*WHAT YOU SHOULD DO*. Return all lines from the listing below in which the string "this" occurs.

-- BEGIN MATERIAL SHOWN --

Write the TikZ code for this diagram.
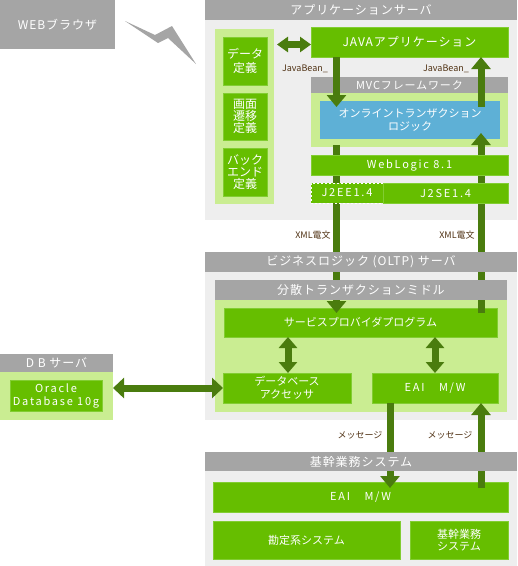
\documentclass[tikz,border=0pt]{standalone}
\usepackage{fontspec}
\setmainfont{Noto Sans CJK JP}
\newfontfamily\spfont[LetterSpace=8]{Noto Sans CJK JP}
\newfontfamily\latfont[LetterSpace=16]{Noto Sans CJK JP}
\usetikzlibrary{arrows.meta}
\definecolor{gfill}{RGB}{102,190,0}
\definecolor{gline}{RGB}{130,205,50}
\definecolor{lgreen}{RGB}{202,237,146}
\definecolor{hgray}{RGB}{165,165,165}
\definecolor{bggray}{RGB}{238,238,238}
\definecolor{agreen}{RGB}{74,124,14}
\definecolor{oblue}{RGB}{94,176,214}
\definecolor{lbrown}{RGB}{80,50,20}
\newcommand\fsA{\fontsize{11}{13}\selectfont}
\newcommand\fsH{\spfont\fontsize{12}{14}\selectfont}
\newcommand\fsL{\latfont\fontsize{11}{13}\selectfont}
\newcommand\fsS{\fontsize{9}{11}\selectfont}
\tikzset{
  sz/.style 2 args={minimum width=#1pt, minimum height=#2pt, anchor=north west},
  base/.style={inner sep=0pt, outer sep=0pt, align=center},
  gbox/.style={base, fill=gfill, draw=gline, line width=0.7pt, text=white, font=\fsA},
  hdr/.style={base, fill=hgray, text=white, font=\fsH},
  bgbox/.style={base, fill=bggray},
  lbox/.style={base, fill=lgreen},
  lbl/.style={text=lbrown, font=\fsS, inner sep=0pt},
  arr/.style={draw=agreen, line width=7pt, -{Triangle[width=19pt,length=12pt]}},
  darr/.style={draw=agreen, line width=7pt, {Triangle[width=#1pt,length=11pt]}-{Triangle[width=#1pt,length=11pt]}},
}
\begin{document}
\begin{tikzpicture}[x=1pt,y=-1pt]
\useasboundingbox (0,0) rectangle (518,566);
% web browser
\node[hdr, sz={115}{49}] (web) at (0,0) {WEBブラウザ};
\fill[hgray] (125,21) -- (155,35) -- (172,26) -- (196,64) -- (168,38) -- (158,43) -- cycle;
% application server
\node[bgbox, sz={312}{200}] (appbg) at (205,20) {};
\node[hdr, sz={312}{20}] (apphdr) at (205,0) {アプリケーションサーバ};
\node[lbox, sz={59}{175}] (defpanel) at (215,29) {};
\node[gbox, sz={44}{48}, font=\fontsize{12}{13.5}\selectfont] (def1) at (223,37) {データ\\定義};
\node[gbox, sz={44}{47}, font=\fontsize{12}{12}\selectfont] (def2) at (223,93) {画面\\遷移\\定義};
\node[gbox, sz={44}{48}, font=\fontsize{12}{12}\selectfont] (def3) at (223,148) {バック\\エンド\\定義};
\node[gbox, sz={197}{30}, font=\spfont\fontsize{12}{14}\selectfont] (java) at (311,27) {JAVAアプリケーション};
\node[hdr, sz={197}{16}, font=\spfont\fontsize{11}{13}\selectfont] (mvchdr) at (311,77) {MVCフレームワーク};
\node[lbox, sz={197}{54}] (mvcbody) at (311,93) {};
\node[base, fill=oblue, text=white, font=\fsA, sz={180}{38}] (olt) at (320,101) {オンライントランザクション\\ロジック};
\node[lbl] (jb1) at (305,69) {JavaBean\_};
\node[lbl] (jb2) at (446,69) {JavaBean\_};
% business logic server
\node[bgbox, sz={312}{148}] (bizbg) at (205,272) {};
\node[lbox, sz={292}{112}] (dtxpanel) at (215,300) {};
\node[gbox, sz={273}{29}] (spp) at (224,308) {サービスプロバイダプログラム};
\node[gbox, sz={128}{30}] (dba) at (223,373) {データベース\\アクセッサ};
\node[gbox, sz={126}{30}, font=\fsL] (eai1) at (372,373) {EAI　M/W};
\node[lbl] (xml1) at (313,235) {XML電文};
\node[lbl] (xml2) at (457,235) {XML電文};
% core systems
\node[bgbox, sz={312}{95}] (corebg) at (205,471) {};
\node[gbox, sz={295}{30}, font=\fsL] (eai2) at (213,482) {EAI　M/W};
\node[gbox, sz={187}{38}] (kanjo) at (213,521) {勘定系システム};
\node[gbox, sz={98}{38}, font=\fontsize{11}{12.5}\selectfont] (kikan) at (410,521) {基幹業務\\システム};
\node[lbl] (msg1) at (360,435) {メッセージ};
\node[lbl] (msg2) at (450,435) {メッセージ};
% DB server
\node[hdr, sz={113}{18}] (dbhdr) at (0,354) {D B サーバ};
\node[lbox, sz={113}{48}] (dbbody) at (0,372) {};
\node[gbox, sz={92}{31}, font=\latfont\fontsize{11}{13}\selectfont] (ora) at (10,380) {Oracle\\Database 10g};
% arrow columns
\coordinate (xl) at (336.5,0);
\coordinate (xr) at (481,0);
\coordinate (xe) at (390,0);
\coordinate (xv1) at (288,0);
\coordinate (xv2) at (435,0);
\coordinate (ytop) at (0,44.5);
% arrows
\draw[arr, shorten >=-6pt] (xl |- java.south) -- (xl |- olt.north);
\draw[arr, shorten <=6pt, shorten >=-5pt] (xl |- olt.south) -- (xl |- spp.north);
\draw[arr, shorten <=-6pt] (xr |- olt.north) -- (xr |- java.south);
\draw[arr, shorten <=-5pt, shorten >=-6pt] (xr |- spp.north) -- (xr |- olt.south);
\draw[arr, shorten >=-6pt] (xe |- eai1.south) -- (xe |- eai2.north);
\draw[arr, shorten <=-6pt] (xr |- eai2.north) -- (xr |- eai1.south);
\draw[darr=15, shorten <=3pt] (defpanel.east |- ytop) -- (java.west |- ytop);
\draw[darr=18] (xv1 |- spp.south) -- (xv1 |- dba.north);
\draw[darr=18] (xv2 |- spp.south) -- (xv2 |- eai1.north);
\draw[darr=20] (dba.west -| dbbody.east) -- (dba.west);
% boxes drawn over the arrows
\node[gbox, sz={197}{20}, font=\fsL] (weblogic) at (311,155) {WebLogic 8.1};
\node[gbox, sz={72}{20}, draw=white, dash pattern=on 2pt off 2pt, line width=1pt, font=\fsL] (j2ee) at (311,183) {J2EE1.4};
\node[gbox, sz={125}{20}, font=\fsL] (j2se) at (383,183) {J2SE1.4};
\node[hdr, sz={312}{20}] (bizhdr) at (205,252) {ビジネスロジック (OLTP) サーバ};
\node[hdr, sz={292}{20}] (dtxhdr) at (215,280) {分散トランザクションミドル};
\node[hdr, sz={312}{19}] (corehdr) at (205,452) {基幹業務システム};
\end{tikzpicture}
\end{document}
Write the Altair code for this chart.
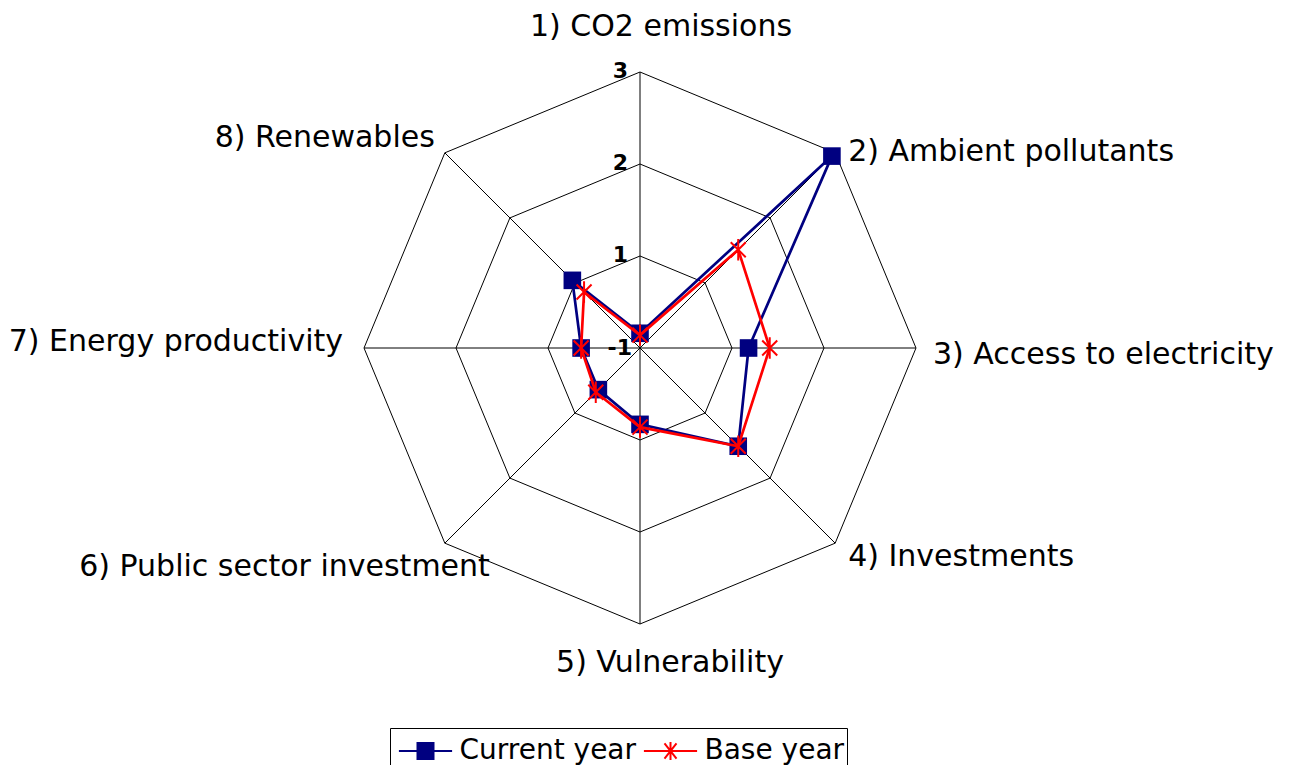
import altair as alt
import pandas as pd

# ---------------- data ----------------
categories = [
    "1) CO2 emissions",
    "2) Ambient pollutants",
    "3) Access to electricity",
    "4) Investments",
    "5) Vulnerability",
    "6) Public sector investment",
    "7) Energy productivity",
    "8) Renewables",
]
current_year = [0.16, 2.95, 1.18, 1.51, 0.83, 0.64, 0.64, 1.04]
base_year = [0.14, 1.51, 1.41, 1.51, 0.86, 0.68, 0.64, 0.86]
series_names = ["Current year", "Base year"]
ring_levels = [1, 2, 3]
tick_levels = [0, 1, 2, 3]
tick_labels = ["-1", "1", "2", "3"]

# ---------------- styling / layout ----------------
NAVY = "#000080"
RED = "#FF0000"
FONT = "DejaVu Sans"
N = len(categories)
UNIT = 92.0          # pixels per radial unit
W, H = 1275, 757     # plot area
CX, CY = 632, 340    # centre in plot coords

xs = alt.Scale(domain=[-CX / UNIT, (W - CX) / UNIT], nice=False, zero=False)
ys = alt.Scale(domain=[-(H - CY) / UNIT, CY / UNIT], nice=False, zero=False)
X = alt.X("px:Q", scale=xs, axis=None)
Y = alt.Y("py:Q", scale=ys, axis=None)


def polar(ch):
    return ch.transform_calculate(
        ang=f"datum.k * 2 * PI / {N}"
    ).transform_calculate(
        px="datum.r * sin(datum.ang)", py="datum.r * cos(datum.ang)"
    )


# series table
rows = []
for s, vals in zip(series_names, [current_year, base_year]):
    for j in range(N + 1):
        rows.append(dict(series=s, k=j % N, r=vals[j % N], o=j, cat=categories[j % N]))
series_df = pd.DataFrame(rows)

# grid tables
ring_rows = []
for lv in ring_levels:
    for j in range(N + 1):
        ring_rows.append(dict(ring=lv, k=j % N, r=lv, o=j))
ring_df = pd.DataFrame(ring_rows)

spoke_rows = []
for j in range(N):
    spoke_rows.append(dict(k=j, r=0, o=0))
    spoke_rows.append(dict(k=j, r=max(ring_levels), o=1))
spoke_df = pd.DataFrame(spoke_rows)

cat_df = pd.DataFrame(dict(k=list(range(N)), r=[max(ring_levels)] * N, cat=categories))
tick_df = pd.DataFrame(dict(k=[0] * len(tick_levels), r=tick_levels, lab=tick_labels))

# ---------------- layers ----------------
rings = polar(alt.Chart(ring_df)).mark_line(color="black", strokeWidth=1).encode(
    x=X, y=Y, detail="ring:N", order="o:Q"
)
spokes = polar(alt.Chart(spoke_df)).mark_line(color="black", strokeWidth=1).encode(
    x=X, y=Y, detail="k:N", order="o:Q"
)

cur_line = polar(alt.Chart(series_df).transform_filter("datum.series == 'Current year'")).mark_line(
    color=NAVY, strokeWidth=2.7
).encode(x=X, y=Y, order="o:Q")
cur_pts = polar(
    alt.Chart(series_df).transform_filter(f"datum.series == 'Current year' && datum.o < {N}")
).mark_square(color=NAVY, size=310, opacity=1).encode(x=X, y=Y)

star_path = "M-0.7,-0.7L0.7,0.7M0.7,-0.7L-0.7,0.7M0,-1L0,1"
base_line = polar(alt.Chart(series_df).transform_filter("datum.series == 'Base year'")).mark_line(
    color=RED, strokeWidth=2.7
).encode(x=X, y=Y, order="o:Q")
base_pts = polar(
    alt.Chart(series_df).transform_filter(f"datum.series == 'Base year' && datum.o < {N}")
).mark_point(shape=star_path, size=460, stroke=RED, strokeWidth=2, filled=False, opacity=1).encode(x=X, y=Y)

# category labels
label_styles = [
    ("center", 21, -45),
    ("left", 13, -1),
    ("left", 17, 7),
    ("left", 13, 14),
    ("center", 30, 39),
    ("right", 45, 24),
    ("right", -21, -6),
    ("right", -10, -15),
]
cat_layers = []
for i, (al, dx, dy) in enumerate(label_styles):
    cat_layers.append(
        polar(alt.Chart(cat_df).transform_filter(f"datum.k == {i}")).mark_text(
            align=al, baseline="middle", dx=dx, dy=dy, font=FONT, fontSize=30, color="black"
        ).encode(x=X, y=Y, text="cat:N")
    )

# radial tick labels
ticks_outer = polar(alt.Chart(tick_df).transform_filter("datum.r > 0")).mark_text(
    align="right", baseline="middle", dx=-12, dy=-1, font=FONT, fontSize=22,
    fontWeight="bold", color="black"
).encode(x=X, y=Y, text="lab:N")
ticks_centre = polar(alt.Chart(tick_df).transform_filter("datum.r == 0")).mark_text(
    align="right", baseline="middle", dx=-8, dy=0, font=FONT, fontSize=22,
    fontWeight="bold", color="black"
).encode(x=X, y=Y, text="lab:N")

# legend (line + marker symbols)
LEG_SIZE = 1600
sq_leg = "M-1.33,0H1.33M-0.4,-0.4H0.4V0.4H-0.4Z"
star_leg = "M-1.33,0H1.33M-0.3,-0.38L0.3,0.38M0.3,-0.38L-0.3,0.38M0,-0.45V0.45"
leg = alt.Legend(
    title=None, orient="none", legendX=382, legendY=720, direction="horizontal",
    strokeColor="black", fillColor="white", padding=2, labelFont=FONT,
    labelFontSize=28, labelColor="black", labelLimit=500, symbolSize=LEG_SIZE,
    symbolStrokeWidth=2, columnPadding=0, labelOffset=13, symbolOffset=12.5,
    symbolOpacity=1,
)
legend_layer = alt.Chart(series_df).transform_filter("false").mark_point(
    filled=True, strokeWidth=2, opacity=1, size=LEG_SIZE
).encode(
    x=alt.X("r:Q", scale=xs, axis=None),
    y=alt.Y("o:Q", scale=ys, axis=None),
    shape=alt.Shape("series:N", scale=alt.Scale(domain=series_names, range=[sq_leg, star_leg]), legend=leg),
    fill=alt.Fill("series:N", scale=alt.Scale(domain=series_names, range=[NAVY, RED]), legend=leg),
    stroke=alt.Stroke("series:N", scale=alt.Scale(domain=series_names, range=[NAVY, RED]), legend=leg),
)

chart = alt.layer(
    rings, spokes, cur_line, cur_pts, base_line, base_pts,
    *cat_layers, ticks_outer, ticks_centre, legend_layer
).properties(
    width=W, height=H, padding=0, autosize=alt.AutoSizeParams(type="none"),
    background="white",
).configure_view(stroke=None)

chart.save("out.html", embed_options={"renderer": "svg", "actions": False})
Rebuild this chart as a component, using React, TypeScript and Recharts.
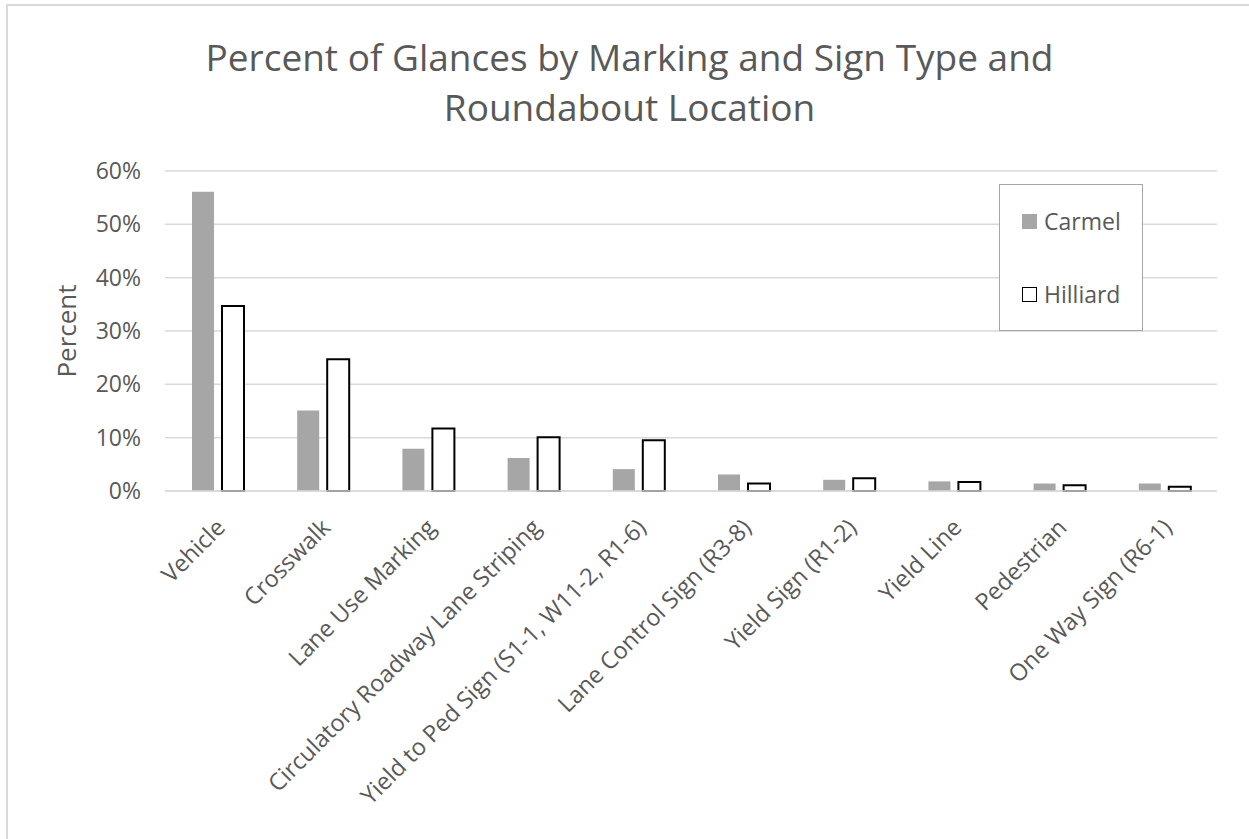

-- END MATERIAL SHOWN --

*PROBLEM SOLUTION*.
Write the TikZ code for this diagram.
Write the Altair code for this chart.
Rebuild this chart as a component, using React, TypeScript and Recharts.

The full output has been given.